DATA BLOCK
===
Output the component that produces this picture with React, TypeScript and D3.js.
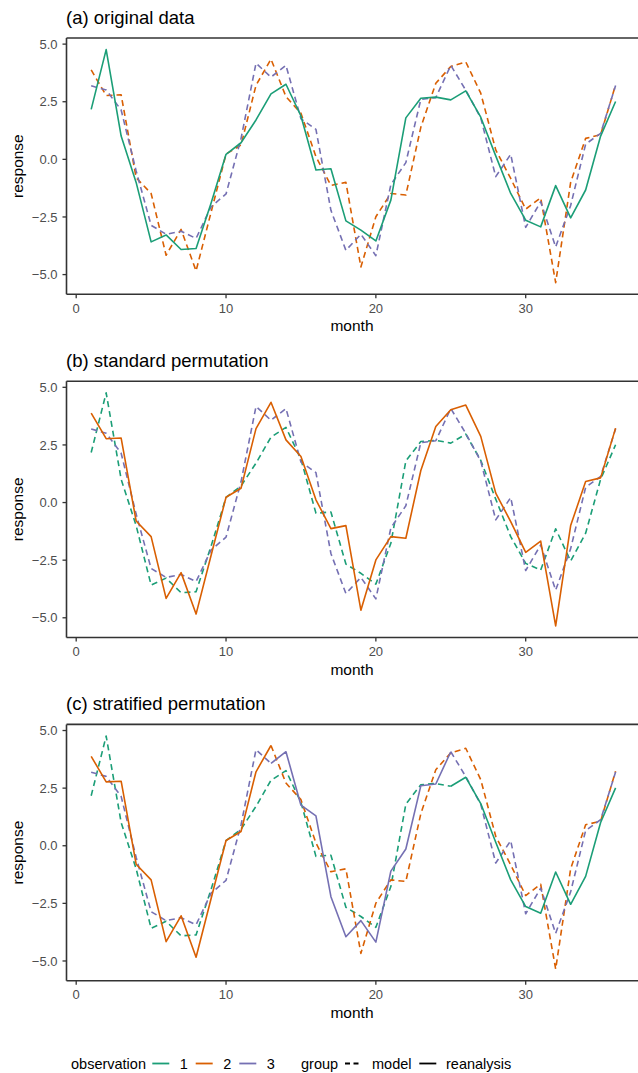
import React from 'react';
import * as d3 from 'd3';

// months 1..36
const months = [
  1, 2, 3, 4, 5, 6, 7, 8, 9, 10, 11, 12,
  13, 14, 15, 16, 17, 18, 19, 20, 21, 22, 23, 24,
  25, 26, 27, 28, 29, 30, 31, 32, 33, 34, 35, 36,
];

// observation series
const obs1 = [
  2.17, 4.76, 1.01, -1.0, -3.58, -3.28, -3.91, -3.87, -1.9, 0.22, 0.72, 1.71,
  2.84, 3.26, 1.88, -0.46, -0.41, -2.67, -3.07, -3.54, -1.77, 1.8, 2.65, 2.7,
  2.58, 2.97, 1.83, 0.15, -1.48, -2.64, -2.93, -1.14, -2.54, -1.33, 1.01, 2.51,
];
const obs2 = [
  3.88, 2.77, 2.8, -0.8, -1.48, -4.16, -3.04, -4.84, -2.3, 0.23, 0.62, 3.21,
  4.35, 2.72, 2.0, 0.12, -1.13, -1.0, -4.67, -2.49, -1.48, -1.55, 1.39, 3.3,
  4.03, 4.23, 2.87, 0.41, -0.83, -2.16, -1.67, -5.35, -1.0, 0.91, 1.07, 3.23,
];
const obs3 = [
  3.19, 3.01, 2.14, -0.5, -2.86, -3.25, -3.12, -3.43, -2.06, -1.5, 0.9, 4.17,
  3.57, 4.08, 1.76, 1.3, -2.21, -3.95, -3.25, -4.18, -1.1, -0.14, 2.6, 2.68,
  4.08, 3.0, 1.8, -0.75, 0.22, -2.95, -1.84, -3.8, -2.0, 0.66, 1.13, 3.2,
];

const seriesNames = ['1', '2', '3'];
const seriesValues = [obs1, obs2, obs3];
const colors = ['#1B9E77', '#D95F02', '#7570B3'];

const panelTitles = ['(a) original data', '(b) standard permutation', '(c) stratified permutation'];
const yTicks = [-5, -2.5, 0, 2.5, 5];
const xTicks = [0, 10, 20, 30];

// [series index, first month, last month, dashed]
type Seg = [number, number, number, boolean];
const panelSegments: Seg[][] = [
  [[1, 1, 36, true], [2, 1, 36, true], [0, 1, 36, false]],
  [[0, 1, 36, true], [2, 1, 36, true], [1, 1, 36, false]],
  [
    [0, 1, 25, true], [1, 13, 36, true], [2, 1, 13, true], [2, 25, 36, true],
    [1, 1, 13, false], [2, 13, 25, false], [0, 25, 36, false],
  ],
];

const W = 638;
const H = 1073;
const left = 66.5;
const panelTop0 = 38;
const panelH = 256.3;
const panelStep = 343.2;
const font = '"Liberation Sans", Arial, Helvetica, sans-serif';
const axisCol = '#333333';
const tickTextCol = '#4D4D4D';

export default function App() {
  const all = [...obs1, ...obs2, ...obs3];
  const [lo, hi] = d3.extent(all) as [number, number];
  const pad = (hi - lo) * 0.05;

  const x = d3.scaleLinear().domain([0, 30]).range([76.2, 525.7]);

  return (
    <svg
      width={W}
      height={H}
      style={{ position: 'absolute', left: 0, top: 0, background: '#fff', fontFamily: font }}
    >
      <rect x={0} y={0} width={W} height={H} fill="#fff" />
      {panelSegments.map((segs, p) => {
        const top = panelTop0 + p * panelStep;
        const bottom = top + panelH;
        const y = d3.scaleLinear().domain([lo - pad, hi + pad]).range([bottom, top]);
        const line = d3
          .line<number>()
          .x((_, i) => 0)
          .y(d => d);
        return (
          <g key={p}>
            <text x={left - 0.5} y={top - 14} fontSize={18.5} fill="#000">
              {panelTitles[p]}
            </text>
            {/* panel frame: top line, axes */}
            <line x1={left} x2={W + 2} y1={top} y2={top} stroke={axisCol} strokeWidth={1.6} />
            <line x1={left} x2={left} y1={top} y2={bottom} stroke={axisCol} strokeWidth={1.6} />
            <line x1={left} x2={W + 2} y1={bottom} y2={bottom} stroke={axisCol} strokeWidth={1.6} />
            {segs.map(([s, a, b, dashed], k) => {
              const pts = months
                .map((m, i) => [m, seriesValues[s][i]] as [number, number])
                .filter(([m]) => m >= a && m <= b);
              const path = d3
                .line<[number, number]>()
                .x(d => x(d[0]))
                .y(d => y(d[1]))(pts);
              return (
                <path
                  key={k}
                  d={path || ''}
                  fill="none"
                  stroke={colors[s]}
                  strokeWidth={1.6}
                  strokeDasharray={dashed ? '6 4' : undefined}
                  strokeLinejoin="round"
                />
              );
            })}
            {yTicks.map(t => (
              <g key={t}>
                <line x1={left - 4} x2={left} y1={y(t)} y2={y(t)} stroke={axisCol} strokeWidth={1.3} />
                <text
                  x={left - 9}
                  y={y(t)}
                  dy="0.36em"
                  textAnchor="end"
                  fontSize={13}
                  fill={tickTextCol}
                >
                  {d3.format('.1f')(t).replace('-', '\u2212')}
                </text>
              </g>
            ))}
            {xTicks.map(t => (
              <g key={t}>
                <line x1={x(t)} x2={x(t)} y1={bottom} y2={bottom + 4} stroke={axisCol} strokeWidth={1.3} />
                <text x={x(t)} y={bottom + 18.5} textAnchor="middle" fontSize={13} fill={tickTextCol}>
                  {t}
                </text>
              </g>
            ))}
            <text x={352} y={bottom + 37} textAnchor="middle" fontSize={15.5} fill="#000">
              month
            </text>
            <text
              transform={`translate(${23},${(top + bottom) / 2}) rotate(-90)`}
              textAnchor="middle"
              fontSize={15.5}
              fill="#000"
            >
              response
            </text>
          </g>
        );
      })}
      {/* legend */}
      <g fontSize={14.5} fill="#000">
        <text x={71} y={1063.5} dy="0.35em">observation</text>
        {seriesNames.map((n, i) => {
          const kx = [152.3, 195.7, 239.3][i];
          return (
            <g key={n}>
              <line x1={kx} x2={kx + 17} y1={1063.5} y2={1063.5} stroke={colors[i]} strokeWidth={1.8} />
              <text x={kx + 27.5} y={1063.5} dy="0.35em">{n}</text>
            </g>
          );
        })}
        <text x={301} y={1063.5} dy="0.35em">group</text>
        <line x1={345} x2={362} y1={1063.5} y2={1063.5} stroke="#000" strokeWidth={1.8} strokeDasharray="5 3.5" />
        <text x={372} y={1063.5} dy="0.35em">model</text>
        <line x1={419.3} x2={436.3} y1={1063.5} y2={1063.5} stroke="#000" strokeWidth={1.8} />
        <text x={446} y={1063.5} dy="0.35em">reanalysis</text>
      </g>
    </svg>
  );
}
===
WHAT YOU NEED TO DO
Report the number of lines that contain "picture", with no other words.

TASK SOLUTION
1